* BEGIN *

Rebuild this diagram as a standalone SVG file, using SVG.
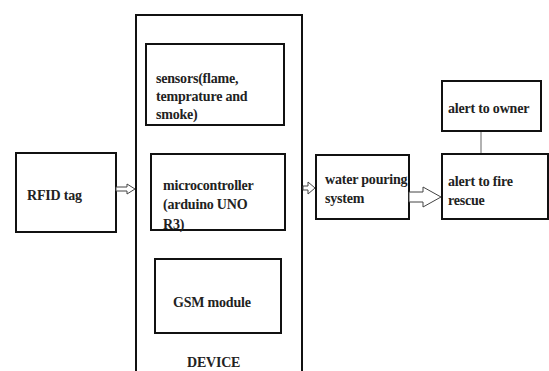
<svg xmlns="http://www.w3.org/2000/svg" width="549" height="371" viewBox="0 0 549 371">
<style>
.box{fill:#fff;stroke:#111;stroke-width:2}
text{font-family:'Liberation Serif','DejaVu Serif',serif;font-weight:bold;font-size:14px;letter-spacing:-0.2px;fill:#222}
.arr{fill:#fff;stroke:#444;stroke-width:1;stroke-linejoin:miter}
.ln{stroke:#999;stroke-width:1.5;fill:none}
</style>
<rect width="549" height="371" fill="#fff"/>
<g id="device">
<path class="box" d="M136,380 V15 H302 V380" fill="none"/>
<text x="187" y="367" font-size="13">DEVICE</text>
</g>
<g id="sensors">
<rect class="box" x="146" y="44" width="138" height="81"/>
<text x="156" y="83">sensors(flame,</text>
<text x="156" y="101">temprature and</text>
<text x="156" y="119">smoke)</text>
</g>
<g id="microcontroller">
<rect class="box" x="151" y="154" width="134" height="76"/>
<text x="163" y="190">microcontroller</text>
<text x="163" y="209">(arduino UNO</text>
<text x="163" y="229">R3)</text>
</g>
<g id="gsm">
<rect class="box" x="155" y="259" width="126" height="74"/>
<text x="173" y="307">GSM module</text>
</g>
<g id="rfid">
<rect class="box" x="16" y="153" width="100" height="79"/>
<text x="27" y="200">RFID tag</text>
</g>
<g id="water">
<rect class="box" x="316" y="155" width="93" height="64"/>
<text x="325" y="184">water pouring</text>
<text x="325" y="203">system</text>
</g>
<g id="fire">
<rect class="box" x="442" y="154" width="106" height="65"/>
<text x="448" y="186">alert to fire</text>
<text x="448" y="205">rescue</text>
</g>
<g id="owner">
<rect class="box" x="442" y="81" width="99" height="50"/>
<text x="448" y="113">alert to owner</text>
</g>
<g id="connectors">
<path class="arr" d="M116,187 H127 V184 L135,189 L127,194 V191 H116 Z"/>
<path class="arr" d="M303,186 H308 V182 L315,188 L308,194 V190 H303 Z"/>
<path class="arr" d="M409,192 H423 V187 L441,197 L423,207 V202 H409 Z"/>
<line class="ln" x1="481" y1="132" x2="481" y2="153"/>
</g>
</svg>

* END *

▸ SET TASK
Every line of text is to be repeated exactly; pictures are left out.

▸ WORKED ANSWER
Rebuild this diagram as a standalone SVG file, using SVG.
<svg xmlns="http://www.w3.org/2000/svg" width="549" height="371" viewBox="0 0 549 371">
<style>
.box{fill:#fff;stroke:#111;stroke-width:2}
text{font-family:'Liberation Serif','DejaVu Serif',serif;font-weight:bold;font-size:14px;letter-spacing:-0.2px;fill:#222}
.arr{fill:#fff;stroke:#444;stroke-width:1;stroke-linejoin:miter}
.ln{stroke:#999;stroke-width:1.5;fill:none}
</style>
<rect width="549" height="371" fill="#fff"/>
<g id="device">
<path class="box" d="M136,380 V15 H302 V380" fill="none"/>
<text x="187" y="367" font-size="13">DEVICE</text>
</g>
<g id="sensors">
<rect class="box" x="146" y="44" width="138" height="81"/>
<text x="156" y="83">sensors(flame,</text>
<text x="156" y="101">temprature and</text>
<text x="156" y="119">smoke)</text>
</g>
<g id="microcontroller">
<rect class="box" x="151" y="154" width="134" height="76"/>
<text x="163" y="190">microcontroller</text>
<text x="163" y="209">(arduino UNO</text>
<text x="163" y="229">R3)</text>
</g>
<g id="gsm">
<rect class="box" x="155" y="259" width="126" height="74"/>
<text x="173" y="307">GSM module</text>
</g>
<g id="rfid">
<rect class="box" x="16" y="153" width="100" height="79"/>
<text x="27" y="200">RFID tag</text>
</g>
<g id="water">
<rect class="box" x="316" y="155" width="93" height="64"/>
<text x="325" y="184">water pouring</text>
<text x="325" y="203">system</text>
</g>
<g id="fire">
<rect class="box" x="442" y="154" width="106" height="65"/>
<text x="448" y="186">alert to fire</text>
<text x="448" y="205">rescue</text>
</g>
<g id="owner">
<rect class="box" x="442" y="81" width="99" height="50"/>
<text x="448" y="113">alert to owner</text>
</g>
<g id="connectors">
<path class="arr" d="M116,187 H127 V184 L135,189 L127,194 V191 H116 Z"/>
<path class="arr" d="M303,186 H308 V182 L315,188 L308,194 V190 H303 Z"/>
<path class="arr" d="M409,192 H423 V187 L441,197 L423,207 V202 H409 Z"/>
<line class="ln" x1="481" y1="132" x2="481" y2="153"/>
</g>
</svg>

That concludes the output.